28 Jun Your child is at their first week of work and concerned about performing a task they feel is dangerous. You can help.
Unfortunately most workplace injuries and fatalities involve young workers early in their employment. This happens for a number of reasons.
Let’s start with the most obvious. They simply don’t have experience. This includes the skillfulness to perform tasks safely, the ability to recognize danger that comes with doing a job over time and what they should do when they are confronted with something that is dangerous. These factors alone cause thousands of injuries every year in Ontario workplaces.
They may also not have had sufficient training. Or any training. The fact is, training costs money. Some employers are not necessarily willing to put out the time and resources it takes to train someone who they know is going to be leaving their workplace to go back to school in a matter of months, if not weeks.
Here’s another big one. Young workers have a hard time separating their social lives out from their jobs. Anyone with a teenaged child knows how connected they are to their devices, but the issue doesn’t stop there. We see how comfortable they are multitasking even when they’re watching TV. TV programmers, aware that young people are on their hand held devices while watching shows, are now creating digital content for them to interact with while shows are in progress. This ability to focus halfheartedly while their minds are elsewhere can become ingrained. It’s one thing to get your phone taken away from you in school. The stakes are much higher in the workplace where an equivalent distraction could result in serious injury.
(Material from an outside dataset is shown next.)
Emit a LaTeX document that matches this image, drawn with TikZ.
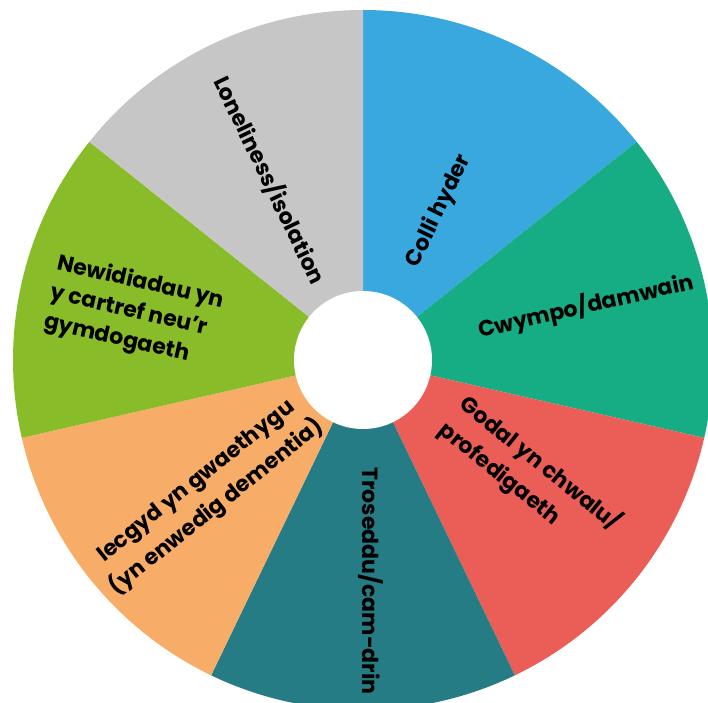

They do not understand the workplace interpersonal dynamic. Again, this is a function of experience. They may not know what to do if they are being treated unfairly, are harassed or asked to do something that they instinctively know is dangerous. Even if they do know, they may feel too intimidated to go through the proper channels for fear of retribution or the possibility of losing a job which was difficult to come by.
While this is just a partial list of reasons why young workers are being injured or worse, there is much that you can do as a parent or adult influencer in their lives.
First off, is to get a sense of what it is that they face at work every day – an overall lay of the land. You can do this by simply engaging them in conversation about their workdays; what it is they do, what kind of machinery is involved, etc. You can also seek out sources like bringsafetyhome.com which has specific areas that offer a sense of what the hazards are in different common young worker workplaces.
Find out what kind of safety measures are utilized. Do they have to wear personal protective equipment? Do the machines they may have mentioned have specific guarding?
And then there are the questions about behavior. Is safety taken seriously at their workplace? Do their supervisors take it seriously? Do people take shortcuts at the expense of safety? Do their supervisors do this? Do they bother with personal protective equipment? It’s never a good sign when supervisors or others in positions of authority are lax about safety.
One important thing to remember: If you want to have a productive dialogue that can have positive outcomes, resist the temptation to jump in with recrimination and treat your young worker like a child no matter what they tell you. It will only serve to shut the door on the conversation, not to mention future conversations and effectively remove the possibility of you being in a position of influence. Withhold judgment until you get all the facts and even then choose your words very carefully.
Take a solutions based approach to helping your young worker find ways to successfully resolve hazard concerns. Give them examples of how they can approach their supervisors to discuss issues that are bothering them. Remind them that their Joint Health and Safety Committee representative is specifically there to advocate for them and will be approachable. They need to be reminded of their rights as workers and to feel confident that the system will work in their favor. And if worse comes to worst and their workplace cares that little about their wellbeing, no job is worth risking their life for. They should also know that more often than not, the system will work in their favour and that successful resolutions are very possible.